En 1831, cuando apareció, es muy probable que El rojo y el negro no se haya leído más por la sencilla razón de que no decía nada "nuevo": describía, con acierto, con gracia si se quiere, la peripecia de unos personajes que estaban allí, en el aire de su época, pero que, por lo mismo, no "impresionaban" a nadie. De hecho, la novela se inspira en un caso real, un crimen pasional igual que el que Sorel intenta contra su amante, que había conmocionado a Francia hacía sólo un par de años, en 1827. Es arriesgado decirlo así, pero qué remedio: tengo la impresión de que en su momento El rojo y el negro fue leída como una novela ligera, un texto que no hablaba de un pasado remoto, ni mostraba héroes míticos, sino personajes que el lector de 1831 se podía cruzar en la calle. No era lo que se acostumbraba, no era lo
que se leía. Conclusión: indiferencia. Sólo después con el paso de los siglos, la novela ha adquirido todo su espesor (y esplendor) histórico. Quizá los lectores de 1830 privilegiaron su aspecto "histriónico" —la peripecia harto plausible, después de todo acababa de ocurrir, de unos personajes que no tenían nada de fantásticos— por sobre la carga "histórica" del texto. Pero la escritura —rápida, mordaz, brillante— sigue siendo la misma. Por eso, de alguna manera, tenían razón esos lectores: El rojo y el negro es (y será siempre) una novela ligera. Sólo que Stendhal se adelantó al gusto de su época o a su capacidad de lectura. Tendrían que venir Balzac y Dickens y Hemingway a enseñarnos que la novela puede ser —y es hasta hoy— un "trasunto" más o menos simultáneo del mundo.

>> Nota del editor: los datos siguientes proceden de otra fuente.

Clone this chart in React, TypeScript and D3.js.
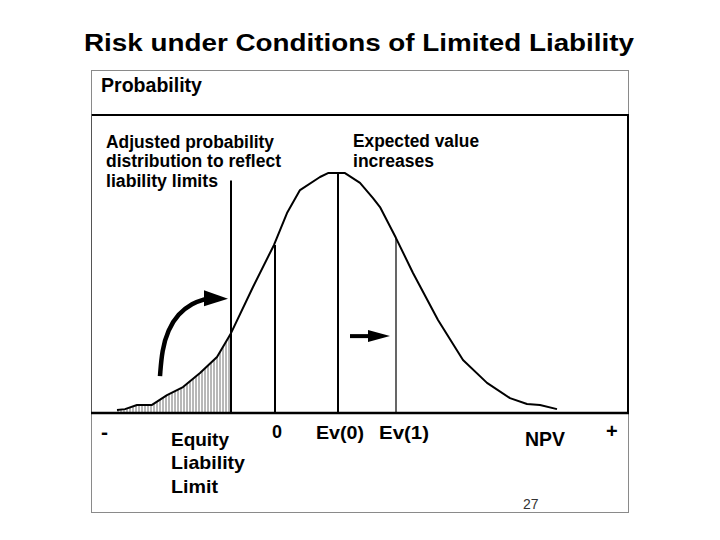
import React from 'react';
import * as d3 from 'd3';

// data: NPV (arbitrary units, 0 = break-even) and probability density
const npvValues = [
  -7.9, -7.5, -6.9, -6.15, -5.4, -4.6, -3.75, -2.9, -2.2, -1.1, -0.05, 0.6, 1.25, 2.25, 2.65, 3.5,
  4.25, 4.9, 5.25, 6.05, 6.9, 8.15, 8.4, 9.4, 10.6, 11.75, 12.6, 13.25, 14.1,
];
const probValues = [
  0.01, 0.013, 0.027, 0.027, 0.06, 0.087, 0.134, 0.188, 0.268, 0.423, 0.564, 0.671, 0.748, 0.792, 0.805, 0.805,
  0.772, 0.721, 0.691, 0.587, 0.47, 0.312, 0.285, 0.178, 0.101, 0.05, 0.03, 0.027, 0.013,
];

// reference lines: position on NPV axis and height of the line
const markerNames = ['equity', 'zero', 'ev0', 'ev1'];
const markerNpv = [-2.2, 0, 3.15, 6.05];
const markerTop = [0.78, 0.564, 0.805, 0.587];
const markerWidth = [2, 2, 2, 1.2];

const equityLimit = -2.2;

// annotation arrows (in chart units)
const bendArrowNpv = [-5.75, -5.65, -5.35, -4.85, -4.15, -3.45];
const bendArrowProb = [0.124, 0.211, 0.279, 0.332, 0.369, 0.383];
const bendArrowTip = [-2.35, 0.383];
const shiftArrow = { from: 3.75, to: 5.75, prob: 0.258 };

const font = '"Liberation Sans", Arial, Helvetica, sans-serif';

export default function App() {
  const width = 720;
  const height = 540;
  const plot = { left: 91, right: 628, top: 114, bottom: 413 };

  // zero of the NPV axis sits 184px from the left frame, 20px per unit
  const x = d3
    .scaleLinear()
    .domain([-(275 - plot.left) / 20, (plot.right - 275) / 20])
    .range([plot.left, plot.right]);
  const y = d3.scaleLinear().domain([0, 1]).range([plot.bottom, plot.top + 1]);

  const points = npvValues.map((v, i) => ({ npv: v, p: probValues[i] }));
  const line = d3
    .line<{ npv: number; p: number }>()
    .x((d) => x(d.npv))
    .y((d) => y(d.p))
    .curve(d3.curveLinear);
  const area = d3
    .area<{ npv: number; p: number }>()
    .x((d) => x(d.npv))
    .y0(y(0))
    .y1((d) => y(d.p))
    .curve(d3.curveLinear);
  const leftPart = points.filter((d) => d.npv <= equityLimit);

  const bendPts: [number, number][] = bendArrowNpv.map((v, i) => [x(v), y(bendArrowProb[i])]);
  const bendPath = d3.line().curve(d3.curveBasis)(bendPts);
  const bx = x(bendArrowNpv[bendArrowNpv.length - 1]);
  const by = y(bendArrowProb[bendArrowProb.length - 1]);
  const tipX = x(bendArrowTip[0]);
  const tipY = y(bendArrowTip[1]);

  const sY = y(shiftArrow.prob);
  const sTip = x(shiftArrow.to);
  const sFrom = x(shiftArrow.from);

  return (
    <svg
      width={width}
      height={height}
      style={{ position: 'absolute', left: 0, top: 0, background: '#fff' }}
      fontFamily={font}
    >
      <defs>
        <pattern id='hatch' width='3' height='6' patternUnits='userSpaceOnUse'>
          <line x1='1' x2='1' y1='0' y2='6' stroke='#6f6f6f' strokeWidth='1' />
        </pattern>
      </defs>
      <rect width={width} height={height} fill='#fff' />

      {/* title */}
      <text x={84} y={51} fontSize={23} fontWeight='bold' textLength={550} lengthAdjust='spacingAndGlyphs'>
        Risk under Conditions of Limited Liability
      </text>

      {/* outer frame */}
      <rect x={91.5} y={70.5} width={537} height={442} fill='none' stroke='#8a8a8a' strokeWidth={1} />
      {/* inner chart frame */}
      <line x1={91} x2={629} y1={plot.top + 1} y2={plot.top + 1} stroke='#000' strokeWidth={2} />
      <line x1={plot.right} x2={plot.right} y1={plot.top} y2={plot.bottom} stroke='#000' strokeWidth={2} />
      <line x1={91.5} x2={91.5} y1={plot.top} y2={plot.bottom} stroke='#555' strokeWidth={1} />

      <text x={101} y={92} fontSize={20} fontWeight='bold' textLength={101} lengthAdjust='spacingAndGlyphs'>
        Probability
      </text>

      {/* hatched adjusted part */}
      <path d={area(leftPart) || ''} fill='url(#hatch)' />

      {/* reference lines */}
      {markerNames.map((m, i) => (
        <line
          key={m}
          x1={x(markerNpv[i])}
          x2={x(markerNpv[i])}
          y1={y(markerTop[i])}
          y2={y(0)}
          stroke='#000'
          strokeWidth={markerWidth[i]}
        />
      ))}

      {/* distribution */}
      <path d={line(points) || ''} fill='none' stroke='#000' strokeWidth={2} strokeLinejoin='round' />

      {/* axis */}
      <line x1={91} x2={629} y1={y(0)} y2={y(0)} stroke='#000' strokeWidth={2.5} />

      {/* bent arrow */}
      <path d={bendPath || ''} fill='none' stroke='#000' strokeWidth={4.5} />
      <path d={`M${bx - 2},${by - 8.5} L${tipX},${tipY} L${bx - 2},${by + 7.5} Z`} fill='#000' />

      {/* shift arrow */}
      <line x1={sFrom} x2={sTip - 18} y1={sY} y2={sY} stroke='#000' strokeWidth={4} />
      <path d={`M${sTip - 22},${sY - 6} L${sTip},${sY} L${sTip - 22},${sY + 6} Z`} fill='#000' />

      {/* annotations */}
      <g fontSize={18} fontWeight='bold'>
        <text x={106} y={148} textLength={168} lengthAdjust='spacingAndGlyphs'>
          Adjusted probability
        </text>
        <text x={106} y={167} textLength={175} lengthAdjust='spacingAndGlyphs'>
          distribution to reflect
        </text>
        <text x={106} y={187} textLength={112} lengthAdjust='spacingAndGlyphs'>
          liability limits
        </text>
        <text x={353} y={147} textLength={126} lengthAdjust='spacingAndGlyphs'>
          Expected value
        </text>
        <text x={353} y={167} textLength={81} lengthAdjust='spacingAndGlyphs'>
          increases
        </text>
      </g>

      {/* axis labels */}
      <g fontWeight='bold'>
        <text x={101} y={439} fontSize={21}>
          -
        </text>
        <text x={171} y={446} fontSize={19} textLength={58} lengthAdjust='spacingAndGlyphs'>
          Equity
        </text>
        <text x={171} y={469} fontSize={19} textLength={74} lengthAdjust='spacingAndGlyphs'>
          Liability
        </text>
        <text x={171} y={493} fontSize={19} textLength={47} lengthAdjust='spacingAndGlyphs'>
          Limit
        </text>
        <text x={272} y={438} fontSize={18}>
          0
        </text>
        <text x={316} y={439} fontSize={19} textLength={48} lengthAdjust='spacingAndGlyphs'>
          Ev(0)
        </text>
        <text x={379} y={439} fontSize={19} textLength={50} lengthAdjust='spacingAndGlyphs'>
          Ev(1)
        </text>
        <text x={525} y={446} fontSize={20} textLength={40} lengthAdjust='spacingAndGlyphs'>
          NPV
        </text>
        <text x={606} y={438} fontSize={20}>
          +
        </text>
      </g>
      <text x={523} y={509} fontSize={14} fill='#333'>
        27
      </text>
    </svg>
  );
}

Pienso, ahora, en esa ligereza de las llamadas novelas light. En las de Susanna Tamaro, en las de Anna Gavalda y Lucía Etxeberría: no tienen nada, no contienen nada, se escucha decir, son literatura light, merecen ser tratadas, por parte del lector culto, con la misma actitud con la que el lector de 1830 trató El rojo y el negro, la misma con que los lectores "cultos" de los años 50 acogieron el Bonjour tristesse de la Sagan, o sea, con el áspero látigo de la indiferencia. Pero, cuidado, pienso también en las novelas de Zadie Smith, Hanif Kureishi, Annie Ernaux y tantos otros, y me digo que la ligereza es, como en 1830, como en 1950, la salvación de nosotros, lectores, y hasta de la literatura. Ojo con lo light (y, por favor, nadie ha hablado aquí de Paulo Coelho).